More information about the $190,000 the school district paid to settle claim over sex assault

Palo Alto High School
Palo Alto High School

BY ALLISON LEVITSKY
Daily Post Staff Writer

The Palo Alto school district has settled with a former Palo Alto High School student for allegedly mishandling her complaint that a classmate sexually assaulted her on a bench on the quad in November 2015.

The board approved the $190,000 settlement unanimously in a closed-door meeting on Tuesday (Jan. 15) night.

When the Post asked yesterday for a copy of the girl’s claim that was settled, General Counsel Komey Vishakan said that the student never filed a written claim.

Vishakan said she could not explain what the board was settling if there was no written liability claim, which lays the groundwork for a lawsuit.

The student’s father declined to comment on the settlement.

Former school board candidate Kathy Jordan said the victim’s family had told her that the agreement had “been in the works for awhile.” Jordan said the girl’s family told her that Paly Principal Adam Paulson and then-Assistant Principal Vicki Kim bore responsibility for the mishandled investigation.

Kim left the district last year to become a middle school principal in San Diego.

Paulson and Kim had each been designated as a “point person” on the girl’s complaint by then-Paly Principal Kim Diorio, Jordan said she was told.

Diorio stepped down last year.

Attorneys from the law firm Cozen O’Connor, which the district hired to review its response to the November 2015 sex assault, found last year that administrators responded to the incident promptly and took “some” steps to investigate.

But that investigation was ultimately inadequate under the law, the attorneys found.

According to their report, administrators reported the incident to police and provided “adequate” interim measures while the investigation was pending.

The administrator who at the time coordinated the district’s response to complaints under Title IX, the law that seeks to protect students at federally funded schools from gender discrimination, sexual harassment and sexual assault, was Holly Wade. Wade, who has since left the district and been hired as an assistant superintendent in Half Moon Bay, did not properly coordinate the investigation, Cozen attorneys said.

The district has since hired a new Title IX coordinator, Megan Farrell.

Under Tuesday’s settlement agreement, the board agreed that district representatives would meet with the girl to “discuss the district’s conduct and steps taken to improve similar processes going forward.”

That meeting was to include Farrell and board Vice President Todd Collins, the settlement agreement states. Board President Jennifer DiBrienza said on Tuesday night that that meeting had taken place. The settlement agreement states that the district denies the girl’s claim that it failed to comply with Title IX requirements, but would pay the girl $190,000 to avoid an expensive lawsuit.

5 Comments

  1. yea thats the ticket…..deny and PAY BIG$$$ Then claim they did nothing wrong??

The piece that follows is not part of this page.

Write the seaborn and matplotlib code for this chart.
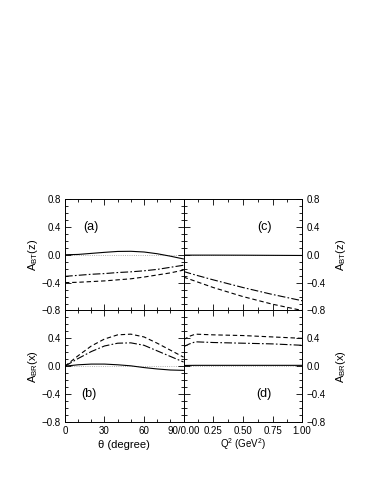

    Good use of tax funds!!!

    Makes sense to me…:)

    • District would prefer (and possibly the family of the victim) that these are worked out prior to filing a claim. Once a claim is filed, everything becomes public. I’m sure the district did not want the failure of their administrators to become public, just as the family did not want to publicize what happened. Lawyers end up with most of the money. Good to hear that the girl required the district to explain to her how they are fixing things. Still doesn’t make sense that Adam Paulson was promoted by Karen Hendricks after his lack of action here. He’s incompetent as a principal. That has been shown by how he handled the Robotics fiasco and other items since he’s been principal.

  2. Paly’s a mess. You’d think that voters would have dumped the school board in the last election, but when you get a look at the kooks lining up to replace them, you start to think the incumbents are the lesser of two evils. But the district needs to clean up Paly. A new principal isn’t enough. A top-to-bottom review of the teaching staff is long overdue.

  3. Yes, the toxic environment of Paly must change with the end to sex assaults. No more coverups. But the administration always wants to coverup this sort of thing. That’s why they didn’t demand a written claim. No paperwork means they can deny everything. And the board went along. They’re so dumb. More girls will be sexually assaulted, and the board members will do nothing but help the administrators cover their backside.